### WORK TO COMPLETE
Will you write out the data exactly, excluding every picture?

--- start of MATERIAL ---

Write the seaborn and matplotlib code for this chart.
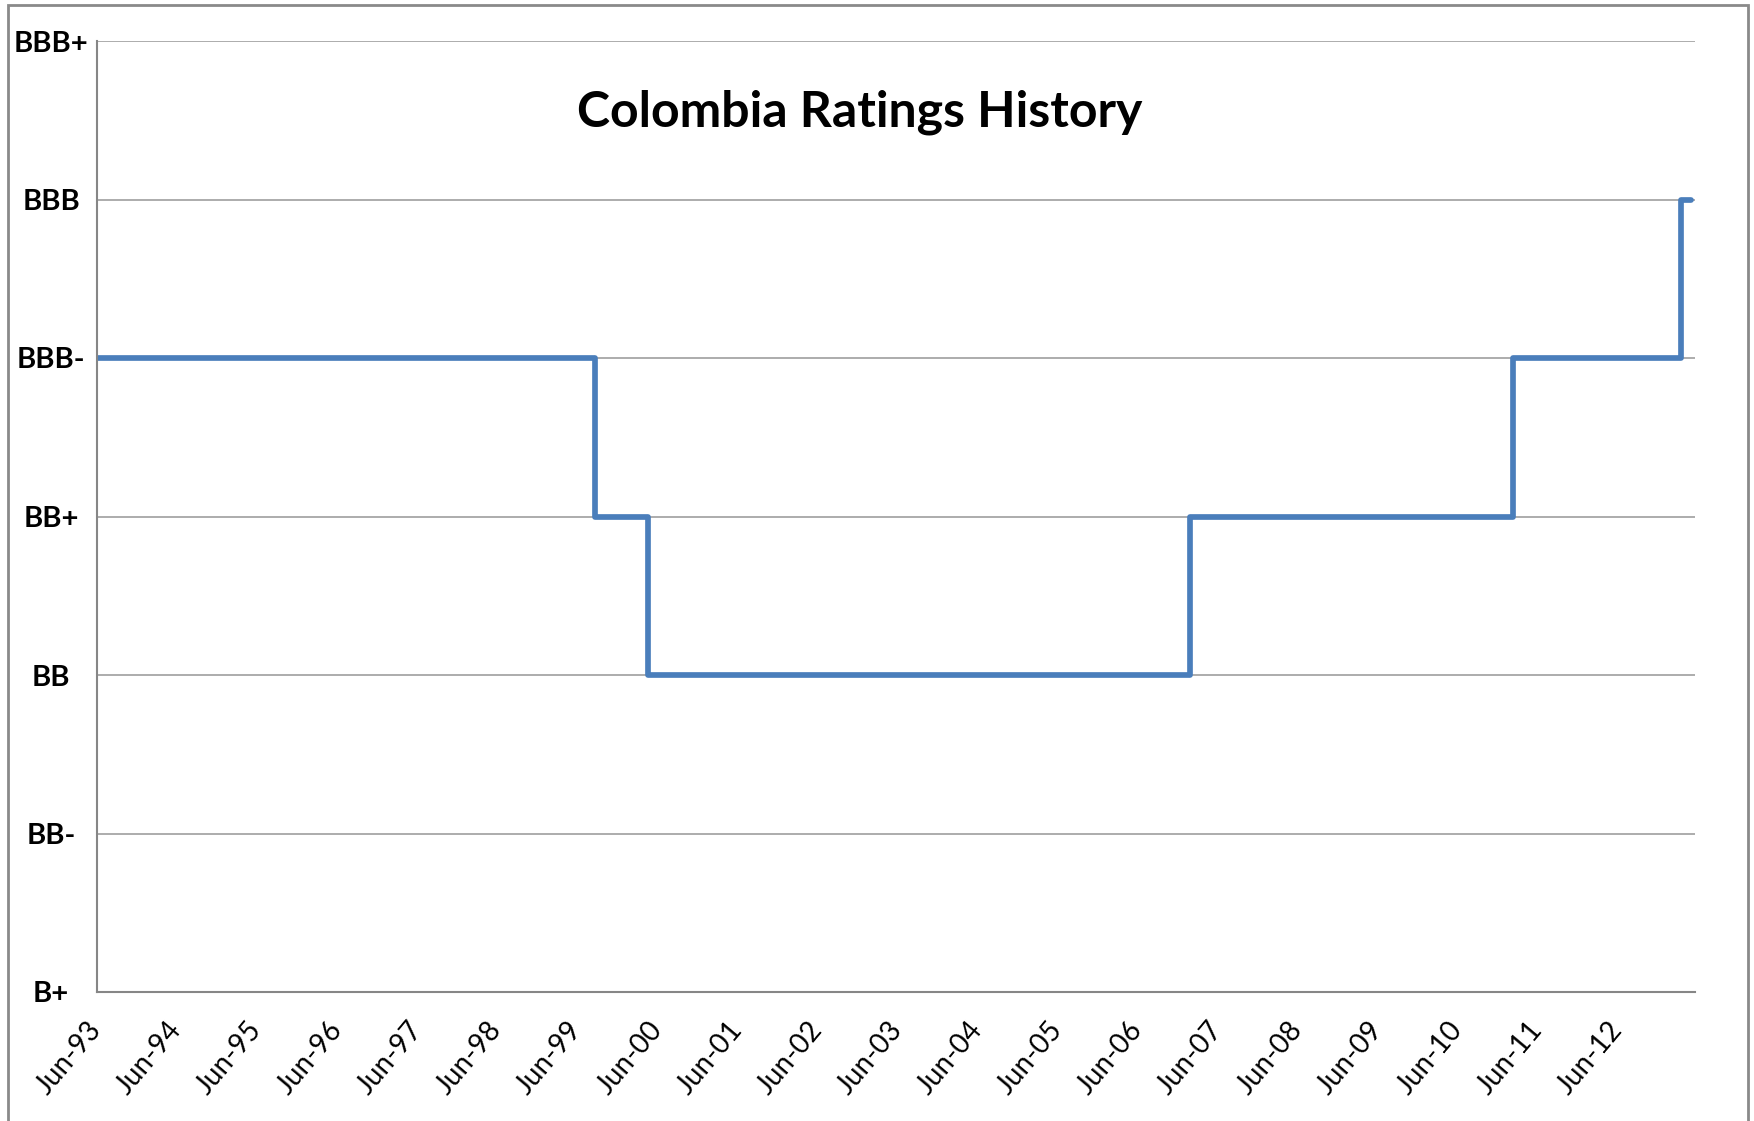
import numpy as np
import pandas as pd
import matplotlib.pyplot as plt
import matplotlib.dates as mdates
from matplotlib.patches import Rectangle
import seaborn as sns

# rating scale, bottom to top
rating_labels = ["B+", "BB-", "BB", "BB+", "BBB-", "BBB", "BBB+"]

# dates where the rating changed (last entry just ends the line)
change_dates = ["1993-06-01", "1999-08-20", "2000-04-20", "2007-01-25",
                "2011-02-10", "2013-03-15", "2013-05-01"]
change_ratings = ["BBB-", "BB+", "BB", "BB+", "BBB-", "BBB", "BBB"]

tick_years = list(range(1993, 2013))

df = pd.DataFrame({"date": pd.to_datetime(change_dates),
                   "rating": change_ratings})
df["level"] = df["rating"].map({r: i for i, r in enumerate(rating_labels)})

sns.set_style("white")
plt.rcParams["font.family"] = ["Lato", "DejaVu Sans"]
plt.rcParams["text.color"] = "black"
plt.rcParams["xtick.labelcolor"] = "black"
plt.rcParams["ytick.labelcolor"] = "black"

fig = plt.figure(figsize=(17.54, 11.21), dpi=100)
ax = fig.add_axes([97 / 1754, 1 - 992 / 1121, (1695 - 97) / 1754, (992 - 41) / 1121])

sns.lineplot(data=df, x="date", y="level", drawstyle="steps-post",
             color="#4a7ebb", lw=4.1, ax=ax)

ax.set_ylim(0, 6)
ax.set_yticks(range(len(rating_labels)))
ax.set_yticklabels(rating_labels, fontsize=21, fontweight="bold")
for lab in ax.get_yticklabels():
    lab.set_ha("center")
ax.tick_params(axis="y", length=0, pad=33)

ax.set_xlim(pd.Timestamp("1993-06-01"), pd.Timestamp("2013-05-20"))
ax.set_xticks(pd.to_datetime([f"{y}-06-01" for y in tick_years]))
ax.xaxis.set_major_formatter(mdates.DateFormatter("%b-%y"))
ax.tick_params(axis="x", length=9, width=1.2, color="#8c8c8c", pad=15,
               labelsize=20, rotation=50)
for lab in ax.get_xticklabels():
    lab.set_ha("right")
    lab.set_va("center")
    lab.set_rotation_mode("anchor")

ax.grid(axis="y", color="#a6a6a6", lw=1.3)
ax.set_axisbelow(True)
for side in ["top", "right"]:
    ax.spines[side].set_visible(False)
for side in ["left", "bottom"]:
    ax.spines[side].set_color("#868686")
    ax.spines[side].set_linewidth(1.5)
ax.set_xlabel("")
ax.set_ylabel("")

fig.text(860 / 1754, 1 - 112 / 1121, "Colombia Ratings History",
         fontsize=36, fontweight="bold", ha="center", va="center", color="black")

# outer chart frame
fig.patches.append(Rectangle((8 / 1754, -0.05), (1748 - 8) / 1754, 1.05 - 5 / 1121,
                             transform=fig.transFigure, fill=False,
                             edgecolor="#8a8a8a", lw=2))

fig.savefig("out.png", dpi=100)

--- end of MATERIAL ---

### EXERCISE RESULT
Write the seaborn and matplotlib code for this chart.
import numpy as np
import pandas as pd
import matplotlib.pyplot as plt
import matplotlib.dates as mdates
from matplotlib.patches import Rectangle
import seaborn as sns

# rating scale, bottom to top
rating_labels = ["B+", "BB-", "BB", "BB+", "BBB-", "BBB", "BBB+"]

# dates where the rating changed (last entry just ends the line)
change_dates = ["1993-06-01", "1999-08-20", "2000-04-20", "2007-01-25",
                "2011-02-10", "2013-03-15", "2013-05-01"]
change_ratings = ["BBB-", "BB+", "BB", "BB+", "BBB-", "BBB", "BBB"]

tick_years = list(range(1993, 2013))

df = pd.DataFrame({"date": pd.to_datetime(change_dates),
                   "rating": change_ratings})
df["level"] = df["rating"].map({r: i for i, r in enumerate(rating_labels)})

sns.set_style("white")
plt.rcParams["font.family"] = ["Lato", "DejaVu Sans"]
plt.rcParams["text.color"] = "black"
plt.rcParams["xtick.labelcolor"] = "black"
plt.rcParams["ytick.labelcolor"] = "black"

fig = plt.figure(figsize=(17.54, 11.21), dpi=100)
ax = fig.add_axes([97 / 1754, 1 - 992 / 1121, (1695 - 97) / 1754, (992 - 41) / 1121])

sns.lineplot(data=df, x="date", y="level", drawstyle="steps-post",
             color="#4a7ebb", lw=4.1, ax=ax)

ax.set_ylim(0, 6)
ax.set_yticks(range(len(rating_labels)))
ax.set_yticklabels(rating_labels, fontsize=21, fontweight="bold")
for lab in ax.get_yticklabels():
    lab.set_ha("center")
ax.tick_params(axis="y", length=0, pad=33)

ax.set_xlim(pd.Timestamp("1993-06-01"), pd.Timestamp("2013-05-20"))
ax.set_xticks(pd.to_datetime([f"{y}-06-01" for y in tick_years]))
ax.xaxis.set_major_formatter(mdates.DateFormatter("%b-%y"))
ax.tick_params(axis="x", length=9, width=1.2, color="#8c8c8c", pad=15,
               labelsize=20, rotation=50)
for lab in ax.get_xticklabels():
    lab.set_ha("right")
    lab.set_va("center")
    lab.set_rotation_mode("anchor")

ax.grid(axis="y", color="#a6a6a6", lw=1.3)
ax.set_axisbelow(True)
for side in ["top", "right"]:
    ax.spines[side].set_visible(False)
for side in ["left", "bottom"]:
    ax.spines[side].set_color("#868686")
    ax.spines[side].set_linewidth(1.5)
ax.set_xlabel("")
ax.set_ylabel("")

fig.text(860 / 1754, 1 - 112 / 1121, "Colombia Ratings History",
         fontsize=36, fontweight="bold", ha="center", va="center", color="black")

# outer chart frame
fig.patches.append(Rectangle((8 / 1754, -0.05), (1748 - 8) / 1754, 1.05 - 5 / 1121,
                             transform=fig.transFigure, fill=False,
                             edgecolor="#8a8a8a", lw=2))

fig.savefig("out.png", dpi=100)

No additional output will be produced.